● TASK REQUIREMENTS:
Write out each line word for word. Drop pictures.

---- GIVEN DATA

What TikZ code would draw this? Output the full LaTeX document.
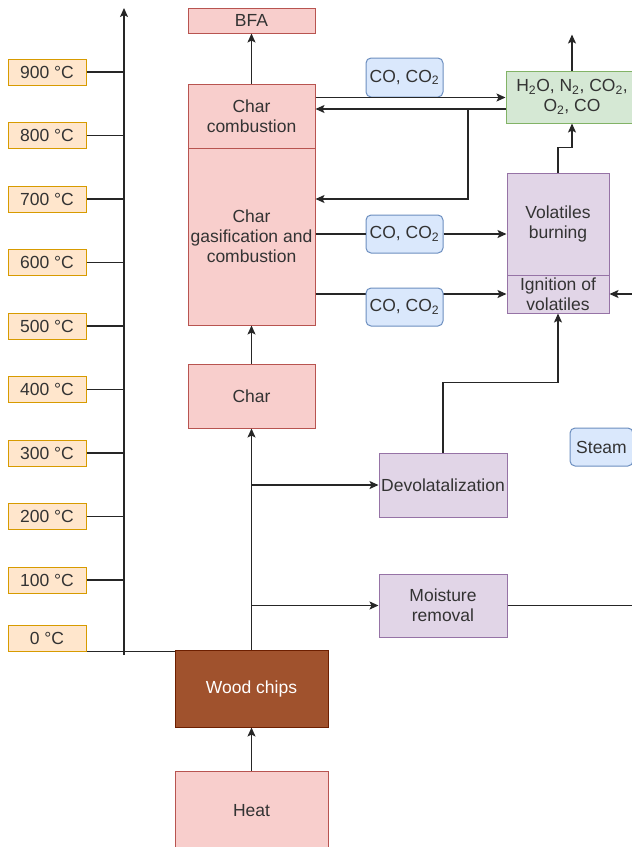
\documentclass[tikz,border=0pt]{standalone}
\usepackage{fontspec}
\setmainfont{Liberation Sans}
\usetikzlibrary{arrows.meta}
\definecolor{txtgray}{HTML}{333333}
\definecolor{redfill}{HTML}{F8CECC}
\definecolor{redline}{HTML}{B85450}
\definecolor{tempfill}{HTML}{FFE6CC}
\definecolor{templine}{HTML}{D79B00}
\definecolor{bluefill}{HTML}{DAE8FC}
\definecolor{blueline}{HTML}{6C8EBF}
\definecolor{violetfill}{HTML}{E1D5E7}
\definecolor{violetline}{HTML}{9673A6}
\definecolor{greenfill}{HTML}{D5E8D4}
\definecolor{greenline}{HTML}{82B366}
\definecolor{woodfill}{HTML}{A0522D}
\definecolor{woodline}{HTML}{6D1F00}
\tikzset{
  box/.style={draw, rectangle, inner sep=0pt, align=center, line width=1pt},
  redbox/.style={box, fill=redfill, draw=redline, minimum width=127pt},
  tempbox/.style={box, fill=tempfill, draw=templine, minimum width=78pt, minimum height=26pt},
  gasbox/.style={box, rounded corners=5pt, fill=bluefill, draw=blueline, minimum width=77pt, minimum height=38pt},
  violetbox/.style={box, fill=violetfill, draw=violetline},
  greenbox/.style={box, fill=greenfill, draw=greenline},
  woodbox/.style={box, fill=woodfill, draw=woodline, text=white},
  flow/.style={line width=1.4pt, draw=black!85}
}
\begin{document}
\begin{tikzpicture}[x=1pt,y=-1pt,>={Stealth[length=9pt,width=8pt,inset=2pt]},
  every node/.append style={font=\fontsize{17.5}{20}\selectfont, text=txtgray}]
\useasboundingbox (0,0) rectangle (632,847);
\clip (0,0) rectangle (632,847);
% reactor column
\node[redbox, minimum height=25pt] (bfa) at (251.5,20.5) {BFA};
\node[redbox, minimum height=64pt] (comb) at (251.5,116) {Char\\combustion};
\node[redbox, minimum height=177pt] (gasi) at (251.5,236.5) {Char\\gasification and\\combustion};
\node[redbox, minimum height=64pt] (char) at (251.5,396) {Char};
\node[woodbox, minimum width=153pt, minimum height=77pt] (wood) at (251.5,688.5) {Wood chips};
\node[redbox, minimum width=153pt, minimum height=80pt] (heat) at (251.5,811) {Heat};
% volatiles side
\node[violetbox, minimum width=128pt, minimum height=64pt] (devo) at (443,485) {Devolatalization};
\node[violetbox, minimum width=128pt, minimum height=63pt] (moist) at (443,605.5) {Moisture\\removal};
\node[violetbox, minimum width=102pt, minimum height=102pt] (vola) at (558,224) {Volatiles\\burning};
\node[violetbox, minimum width=102pt, minimum height=38pt] (igni) at (558,294) {Ignition of\\volatiles};
\node[greenbox, minimum width=132pt, minimum height=52pt] (gases) at (572,97)
  {H\textsubscript{2}O, N\textsubscript{2}, CO\textsubscript{2},\\O\textsubscript{2}, CO};
\node[gasbox, minimum height=39pt] (co1) at (404.5,77.5) {CO, CO\textsubscript{2}};
\node[gasbox] (co2) at (404.5,234) {CO, CO\textsubscript{2}};
\node[gasbox, minimum width=63pt] (steam) at (601.5,447) {Steam};
% temperature axis
\coordinate (axbot) at (124,655);
\coordinate (axtop) at (124,8);
\draw[flow,->] (axbot) -- (axtop);
\foreach \t [count=\i from 0] in {100,200,...,900}{
  \node[tempbox] (t\t) at (47,{580-63.5*\i}) {\t~°C};
  \draw[flow] (t\t.east) -- (t\t.east -| axtop);
}
\node[tempbox] (t0) at (47,638) {0~°C};
\draw[flow] (t0.south east) -- (t0.south east -| wood.west);
% main column flows
\draw[flow,->] (heat.north) -- (wood.south);
\draw[flow,->] (wood.north) -- (char.south);
\draw[flow,->] (char.north) -- (gasi.south);
\draw[flow,->] (comb.north) -- (bfa.south);
\draw[flow,->] (wood.north |- devo) -- (devo.west);
\draw[flow,->] (wood.north |- moist) -- (moist.west);
% gas flows
\coordinate (split) at (468,109);
\draw[flow,->] (comb.east |- co1.south) -- (gases.west |- co1.south);
\draw[flow,->] (gases.west |- split) -- (comb.east |- split);
\draw[flow,->] (split) |- (gasi.east |- 0,199);
\draw[flow] (gasi.east |- co2) -- (co2.west);
\draw[flow,->] (co2.east) -- (vola.west |- co2);
\draw[flow,->] (gasi.east |- igni) -- (igni.west);
\node[gasbox] (co3) at (404.5,307) {CO, CO\textsubscript{2}};
\draw[flow,->] (vola.north) -- ++(0,-25) -| (gases.south);
\draw[flow,->] (gases.north) -- ++(0,-36);
\draw[flow,->] (devo.north) -- ++(0,-70) -| (igni.south);
\coordinate (steamin) at (640,294);
\draw[flow,->] (steamin) -- (igni.east);
\coordinate (moistout) at (640,605.5);
\draw[flow] (moist.east) -- (moistout);
\end{tikzpicture}
\end{document}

--------

● CORRECT OUTPUT:
What TikZ code would draw this? Output the full LaTeX document.
\documentclass[tikz,border=0pt]{standalone}
\usepackage{fontspec}
\setmainfont{Liberation Sans}
\usetikzlibrary{arrows.meta}
\definecolor{txtgray}{HTML}{333333}
\definecolor{redfill}{HTML}{F8CECC}
\definecolor{redline}{HTML}{B85450}
\definecolor{tempfill}{HTML}{FFE6CC}
\definecolor{templine}{HTML}{D79B00}
\definecolor{bluefill}{HTML}{DAE8FC}
\definecolor{blueline}{HTML}{6C8EBF}
\definecolor{violetfill}{HTML}{E1D5E7}
\definecolor{violetline}{HTML}{9673A6}
\definecolor{greenfill}{HTML}{D5E8D4}
\definecolor{greenline}{HTML}{82B366}
\definecolor{woodfill}{HTML}{A0522D}
\definecolor{woodline}{HTML}{6D1F00}
\tikzset{
  box/.style={draw, rectangle, inner sep=0pt, align=center, line width=1pt},
  redbox/.style={box, fill=redfill, draw=redline, minimum width=127pt},
  tempbox/.style={box, fill=tempfill, draw=templine, minimum width=78pt, minimum height=26pt},
  gasbox/.style={box, rounded corners=5pt, fill=bluefill, draw=blueline, minimum width=77pt, minimum height=38pt},
  violetbox/.style={box, fill=violetfill, draw=violetline},
  greenbox/.style={box, fill=greenfill, draw=greenline},
  woodbox/.style={box, fill=woodfill, draw=woodline, text=white},
  flow/.style={line width=1.4pt, draw=black!85}
}
\begin{document}
\begin{tikzpicture}[x=1pt,y=-1pt,>={Stealth[length=9pt,width=8pt,inset=2pt]},
  every node/.append style={font=\fontsize{17.5}{20}\selectfont, text=txtgray}]
\useasboundingbox (0,0) rectangle (632,847);
\clip (0,0) rectangle (632,847);
% reactor column
\node[redbox, minimum height=25pt] (bfa) at (251.5,20.5) {BFA};
\node[redbox, minimum height=64pt] (comb) at (251.5,116) {Char\\combustion};
\node[redbox, minimum height=177pt] (gasi) at (251.5,236.5) {Char\\gasification and\\combustion};
\node[redbox, minimum height=64pt] (char) at (251.5,396) {Char};
\node[woodbox, minimum width=153pt, minimum height=77pt] (wood) at (251.5,688.5) {Wood chips};
\node[redbox, minimum width=153pt, minimum height=80pt] (heat) at (251.5,811) {Heat};
% volatiles side
\node[violetbox, minimum width=128pt, minimum height=64pt] (devo) at (443,485) {Devolatalization};
\node[violetbox, minimum width=128pt, minimum height=63pt] (moist) at (443,605.5) {Moisture\\removal};
\node[violetbox, minimum width=102pt, minimum height=102pt] (vola) at (558,224) {Volatiles\\burning};
\node[violetbox, minimum width=102pt, minimum height=38pt] (igni) at (558,294) {Ignition of\\volatiles};
\node[greenbox, minimum width=132pt, minimum height=52pt] (gases) at (572,97)
  {H\textsubscript{2}O, N\textsubscript{2}, CO\textsubscript{2},\\O\textsubscript{2}, CO};
\node[gasbox, minimum height=39pt] (co1) at (404.5,77.5) {CO, CO\textsubscript{2}};
\node[gasbox] (co2) at (404.5,234) {CO, CO\textsubscript{2}};
\node[gasbox, minimum width=63pt] (steam) at (601.5,447) {Steam};
% temperature axis
\coordinate (axbot) at (124,655);
\coordinate (axtop) at (124,8);
\draw[flow,->] (axbot) -- (axtop);
\foreach \t [count=\i from 0] in {100,200,...,900}{
  \node[tempbox] (t\t) at (47,{580-63.5*\i}) {\t~°C};
  \draw[flow] (t\t.east) -- (t\t.east -| axtop);
}
\node[tempbox] (t0) at (47,638) {0~°C};
\draw[flow] (t0.south east) -- (t0.south east -| wood.west);
% main column flows
\draw[flow,->] (heat.north) -- (wood.south);
\draw[flow,->] (wood.north) -- (char.south);
\draw[flow,->] (char.north) -- (gasi.south);
\draw[flow,->] (comb.north) -- (bfa.south);
\draw[flow,->] (wood.north |- devo) -- (devo.west);
\draw[flow,->] (wood.north |- moist) -- (moist.west);
% gas flows
\coordinate (split) at (468,109);
\draw[flow,->] (comb.east |- co1.south) -- (gases.west |- co1.south);
\draw[flow,->] (gases.west |- split) -- (comb.east |- split);
\draw[flow,->] (split) |- (gasi.east |- 0,199);
\draw[flow] (gasi.east |- co2) -- (co2.west);
\draw[flow,->] (co2.east) -- (vola.west |- co2);
\draw[flow,->] (gasi.east |- igni) -- (igni.west);
\node[gasbox] (co3) at (404.5,307) {CO, CO\textsubscript{2}};
\draw[flow,->] (vola.north) -- ++(0,-25) -| (gases.south);
\draw[flow,->] (gases.north) -- ++(0,-36);
\draw[flow,->] (devo.north) -- ++(0,-70) -| (igni.south);
\coordinate (steamin) at (640,294);
\draw[flow,->] (steamin) -- (igni.east);
\coordinate (moistout) at (640,605.5);
\draw[flow] (moist.east) -- (moistout);
\end{tikzpicture}
\end{document}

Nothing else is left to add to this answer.